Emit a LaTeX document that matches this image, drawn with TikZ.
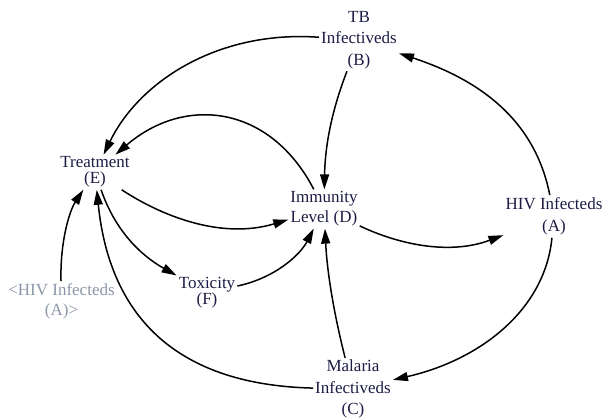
\documentclass[tikz,border=0pt]{standalone}
\usepackage{fontspec}
\setmainfont{Liberation Serif}
\usetikzlibrary{arrows.meta}
\definecolor{txt}{RGB}{28,28,68}
\definecolor{ghost}{RGB}{140,150,168}
\begin{document}
\begin{tikzpicture}[x=1pt,y=-1pt,
  var/.style={font={\fontsize{17}{#1}\selectfont\lineskiplimit=-20pt}, text=txt, align=center, inner sep=2pt},
  var/.default=21,
  shadow/.style={var=#1, text=ghost},
  conn/.style={line width=1.5pt, -{Triangle[length=15pt,width=9pt]}}]
\useasboundingbox (0,0) rectangle (603,420);
\node[var=21.5] (B) at (359,40.2) {TB\\Infectiveds\\(B)};
\node[var=20] (D) at (324,209) {Immunity\\Level (D)};
\node[var=21.2] (C) at (353,389) {Malaria\\Infectiveds\\(C)};
\node[var=22.7] (A) at (554,216.4) {HIV Infecteds\\(A)};
\node[shadow=20] (G) at (61.5,301) {<HIV Infecteds\\(A)>};
\node[var=16.5] (F) at (207,292.5) {Toxicity\\(F)};
\node[var=16] (E) at (95,172.2) {Treatment\\(E)};

\draw[conn] (B) .. controls (220,30) and (140,80) .. (E);
\draw[conn] (D) .. controls (270,105) and (185,95) .. (E);
\draw[conn] (B) .. controls (330,115) and (325,150) .. (D);
\draw[conn] (A) .. controls (535,120) and (480,80) .. (B);
\draw[conn] (E) .. controls (160,215) and (220,240) .. (D);
\draw[conn] (D) .. controls (400,245) and (450,255) .. (A);
\draw[conn] (A) .. controls (545,310) and (480,360) .. (C);
\draw[conn] (C) .. controls (333,310) and (327,270) .. (D);
\draw[conn] (F) .. controls (275,278) and (300,255) .. (D);
\draw[conn] (E) .. controls (115,230) and (140,255) .. (F);
\draw[conn] (C) .. controls (180,385) and (110,320) .. (E);
\draw[conn] (G) .. controls (60,240) and (70,210) .. (E);
\end{tikzpicture}
\end{document}
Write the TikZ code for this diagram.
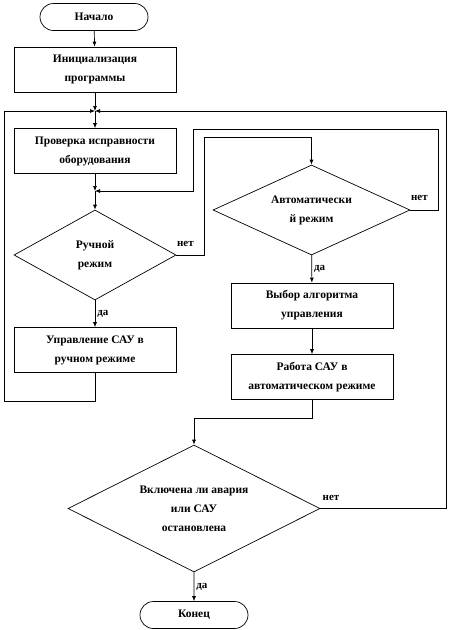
\documentclass[tikz,border=0pt]{standalone}
\usepackage{fontspec}
\setmainfont{Liberation Serif}
\usetikzlibrary{shapes.geometric,shapes.misc,arrows.meta}

\begin{document}
\begin{tikzpicture}[x=1pt, y=-1pt, line width=0.7pt, ->,
      >={Latex[length=5pt,width=4pt]},
      every node/.append style={font=\bfseries\fontsize{11.5}{19}\selectfont, align=center},
      box/.style={draw, rectangle, minimum width=162pt, minimum height=45pt, inner sep=0pt},
      term/.style={draw, rounded rectangle, minimum width=108pt, minimum height=27pt, inner sep=0pt},
      cond/.style={draw, diamond, aspect=2, inner sep=0pt},
      lbl/.style={font=\bfseries\fontsize{11}{12}\selectfont, inner sep=2pt}]
    \useasboundingbox (0,0) rectangle (452,630);
    % left column
    \node[term] (start) at (94,17) {Начало};
    \node[box] (init) at (95,69.5) {Инициализация\\программы};
    \coordinate (m1) at (95,111);
    \node[box] (check) at (95,151) {Проверка исправности\\оборудования};
    \coordinate (m2) at (95,191);
    \node[cond, minimum width=162pt, minimum height=90pt] (manual) at (95,255) {Ручной\\режим};
    \node[box] (ctrl) at (95,350) {Управление САУ в\\ручном режиме};
    % right column
    \node[cond, minimum width=197pt, minimum height=90pt] (auto) at (311.5,210) {Автоматически\\й режим};
    \node[box] (choose) at (312,305.5) {Выбор алгоритма\\управления};
    \node[box] (work) at (312,377) {Работа САУ в\\автоматическом режиме};
    % bottom
    \node[cond, minimum width=252pt, minimum height=127pt] (alarm) at (194,508.5) {Включена ли авария\\или САУ\\остановлена};
    \node[term] (stop) at (194,615) {Конец};

    \draw (start) -- (init);
    \draw (init) -- (m1);
    \draw (m1) -- (check);
    \draw (check) -- (m2);
    \draw (m2) -- (manual);
    \draw (manual) -- node[lbl, right] {да} (ctrl);
    \draw (ctrl.south) -- ++(0,28) -- ++(-91,0) |- (m1);
    \draw (manual.east) -- node[lbl, above, xshift=-5pt, yshift=6pt] {нет} ++(28,0) |- ([yshift=27pt]auto.north) -- (auto.north);
    \draw (auto.east) -- node[lbl, above, xshift=-5pt, yshift=7pt] {нет} ++(28,0) -- ++(0,-81) -- ++(-245,0) |- (m2);
    \draw (auto) -- node[lbl, right] {да} (choose);
    \draw (choose) -- (work);
    \draw (work.south) -- ++(0,18) -| (alarm.north);
    \draw (alarm.east) -- node[lbl, above right, pos=0, yshift=6pt] {нет} ++(126,0) |- (m1);
    \draw (alarm) -- node[lbl, right] {да} (stop);
\end{tikzpicture}
\end{document}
+ + + +
_GOAL_.
Every entry must be reproduced exactly, with the images left out.

_RESULT BELOW_.
Emit a LaTeX document that matches this image, drawn with TikZ.
\documentclass[tikz,border=0pt]{standalone}
\usepackage{fontspec}
\setmainfont{Liberation Serif}
\usetikzlibrary{arrows.meta}
\definecolor{txt}{RGB}{28,28,68}
\definecolor{ghost}{RGB}{140,150,168}
\begin{document}
\begin{tikzpicture}[x=1pt,y=-1pt,
  var/.style={font={\fontsize{17}{#1}\selectfont\lineskiplimit=-20pt}, text=txt, align=center, inner sep=2pt},
  var/.default=21,
  shadow/.style={var=#1, text=ghost},
  conn/.style={line width=1.5pt, -{Triangle[length=15pt,width=9pt]}}]
\useasboundingbox (0,0) rectangle (603,420);
\node[var=21.5] (B) at (359,40.2) {TB\\Infectiveds\\(B)};
\node[var=20] (D) at (324,209) {Immunity\\Level (D)};
\node[var=21.2] (C) at (353,389) {Malaria\\Infectiveds\\(C)};
\node[var=22.7] (A) at (554,216.4) {HIV Infecteds\\(A)};
\node[shadow=20] (G) at (61.5,301) {<HIV Infecteds\\(A)>};
\node[var=16.5] (F) at (207,292.5) {Toxicity\\(F)};
\node[var=16] (E) at (95,172.2) {Treatment\\(E)};

\draw[conn] (B) .. controls (220,30) and (140,80) .. (E);
\draw[conn] (D) .. controls (270,105) and (185,95) .. (E);
\draw[conn] (B) .. controls (330,115) and (325,150) .. (D);
\draw[conn] (A) .. controls (535,120) and (480,80) .. (B);
\draw[conn] (E) .. controls (160,215) and (220,240) .. (D);
\draw[conn] (D) .. controls (400,245) and (450,255) .. (A);
\draw[conn] (A) .. controls (545,310) and (480,360) .. (C);
\draw[conn] (C) .. controls (333,310) and (327,270) .. (D);
\draw[conn] (F) .. controls (275,278) and (300,255) .. (D);
\draw[conn] (E) .. controls (115,230) and (140,255) .. (F);
\draw[conn] (C) .. controls (180,385) and (110,320) .. (E);
\draw[conn] (G) .. controls (60,240) and (70,210) .. (E);
\end{tikzpicture}
\end{document}
Write the TikZ code for this diagram.
\documentclass[tikz,border=0pt]{standalone}
\usepackage{fontspec}
\setmainfont{Liberation Serif}
\usetikzlibrary{shapes.geometric,shapes.misc,arrows.meta}

\begin{document}
\begin{tikzpicture}[x=1pt, y=-1pt, line width=0.7pt, ->,
      >={Latex[length=5pt,width=4pt]},
      every node/.append style={font=\bfseries\fontsize{11.5}{19}\selectfont, align=center},
      box/.style={draw, rectangle, minimum width=162pt, minimum height=45pt, inner sep=0pt},
      term/.style={draw, rounded rectangle, minimum width=108pt, minimum height=27pt, inner sep=0pt},
      cond/.style={draw, diamond, aspect=2, inner sep=0pt},
      lbl/.style={font=\bfseries\fontsize{11}{12}\selectfont, inner sep=2pt}]
    \useasboundingbox (0,0) rectangle (452,630);
    % left column
    \node[term] (start) at (94,17) {Начало};
    \node[box] (init) at (95,69.5) {Инициализация\\программы};
    \coordinate (m1) at (95,111);
    \node[box] (check) at (95,151) {Проверка исправности\\оборудования};
    \coordinate (m2) at (95,191);
    \node[cond, minimum width=162pt, minimum height=90pt] (manual) at (95,255) {Ручной\\режим};
    \node[box] (ctrl) at (95,350) {Управление САУ в\\ручном режиме};
    % right column
    \node[cond, minimum width=197pt, minimum height=90pt] (auto) at (311.5,210) {Автоматически\\й режим};
    \node[box] (choose) at (312,305.5) {Выбор алгоритма\\управления};
    \node[box] (work) at (312,377) {Работа САУ в\\автоматическом режиме};
    % bottom
    \node[cond, minimum width=252pt, minimum height=127pt] (alarm) at (194,508.5) {Включена ли авария\\или САУ\\остановлена};
    \node[term] (stop) at (194,615) {Конец};

    \draw (start) -- (init);
    \draw (init) -- (m1);
    \draw (m1) -- (check);
    \draw (check) -- (m2);
    \draw (m2) -- (manual);
    \draw (manual) -- node[lbl, right] {да} (ctrl);
    \draw (ctrl.south) -- ++(0,28) -- ++(-91,0) |- (m1);
    \draw (manual.east) -- node[lbl, above, xshift=-5pt, yshift=6pt] {нет} ++(28,0) |- ([yshift=27pt]auto.north) -- (auto.north);
    \draw (auto.east) -- node[lbl, above, xshift=-5pt, yshift=7pt] {нет} ++(28,0) -- ++(0,-81) -- ++(-245,0) |- (m2);
    \draw (auto) -- node[lbl, right] {да} (choose);
    \draw (choose) -- (work);
    \draw (work.south) -- ++(0,18) -| (alarm.north);
    \draw (alarm.east) -- node[lbl, above right, pos=0, yshift=6pt] {нет} ++(126,0) |- (m1);
    \draw (alarm) -- node[lbl, right] {да} (stop);
\end{tikzpicture}
\end{document}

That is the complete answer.